I'm reading the proof of rearrangement theorem. Could you please verify if my understanding of the last part of the proof is correct or not?
- The authors said
The inequality $(8.3)$ implies the absolute convergence of $\sum x_{\sigma(k)}$.
I think the inequality $(8.3)$ implies that $\sum_{k=0}^{m}|x_{\sigma(k)}| \le \sum_{k=0}^{N}|x_{k}| + \varepsilon$ for all $m \ge M$. As such, the sequence $(\sum_{k=0}^{m}|x_{\sigma(k)}|)_{m \in \mathbb N}$ is bounded and thus it converges. Since $(\sum_{k=0}^{m}|x_{\sigma(k)}| )_{m \in \mathbb N}$ converges, $\sum x_{\sigma(k)} := (\sum_{k=0}^{m} x_{\sigma(k)})_{m \in \mathbb N}$ converges absolutely.
- The authors said
We see that $\left|\sum_{k=0}^{\infty} x_{\sigma(k)}-\sum_{k=0}^{N} x_{k}\right| \leq \varepsilon$, so the values of the two series agree.

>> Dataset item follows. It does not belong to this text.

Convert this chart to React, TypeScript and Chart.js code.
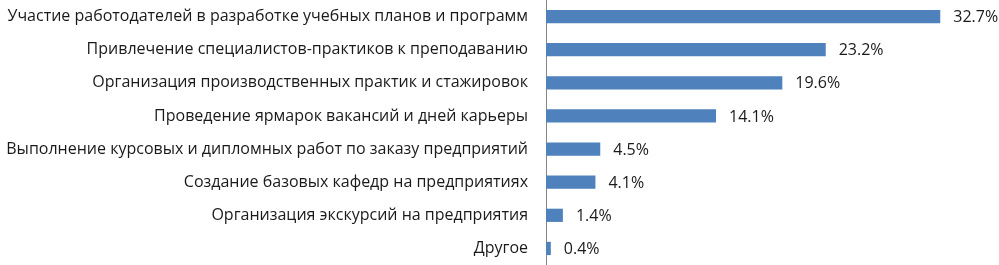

I think because $\left|\sum_{k=0}^{\infty} x_{\sigma(k)}-\sum_{k=0}^{N} x_{k}\right| \leq \varepsilon$ holds, $\left|\sum_{k=0}^{\infty} x_{\sigma(k)}-\sum_{k=0}^{n} x_{k}\right| \leq \varepsilon$ holds for all $n \ge N$. As such, we take the limit $n \to \infty$ and get $$\left|\sum_{k=0}^{\infty} x_{\sigma(k)}- \lim_{n \to \infty}\sum_{k=0}^{n} x_{k}\right| \leq \varepsilon \quad \text{or equivalently} \quad \left|\sum_{k=0}^{\infty} x_{\sigma(k)}-\sum_{k=0}^{\infty} x_{k}\right| \leq \varepsilon$$
We again take the limit $\varepsilon \to 0$ and get $$\left|\sum_{k=0}^{\infty} x_{\sigma(k)}-\sum_{k=0}^{\infty} x_{k}\right| \le \lim_{\varepsilon \to 0}\varepsilon = 0 \quad \text{or equivalently} \quad \sum_{k=0}^{\infty} x_{\sigma(k)} = \sum_{k=0}^{\infty} x_{k}$$
As such, the values of the two series agree.
Best Answer
Let $S:=\sum_{k=0}^\infty x_{\sigma(k)}$. Then $\big| S-\sum_{k=0}^n x_k\big|\le\varepsilon$ will indeed follow for $n>N$, but your reasoning is not enough.
Use that, just as for $N$, there's also an $M'(\ge M)$ for $n$, such that all indices $0,1,\dots,n$ are present within $\sigma(0),\dots,\sigma(M')$.
Once it's proved, we can simply finish by the definition of limit, as for every $\varepsilon>0$ we have an $N$ such that $n\ge N$ implies $|S-\sum_{k=0}^n x_k|\le\varepsilon$.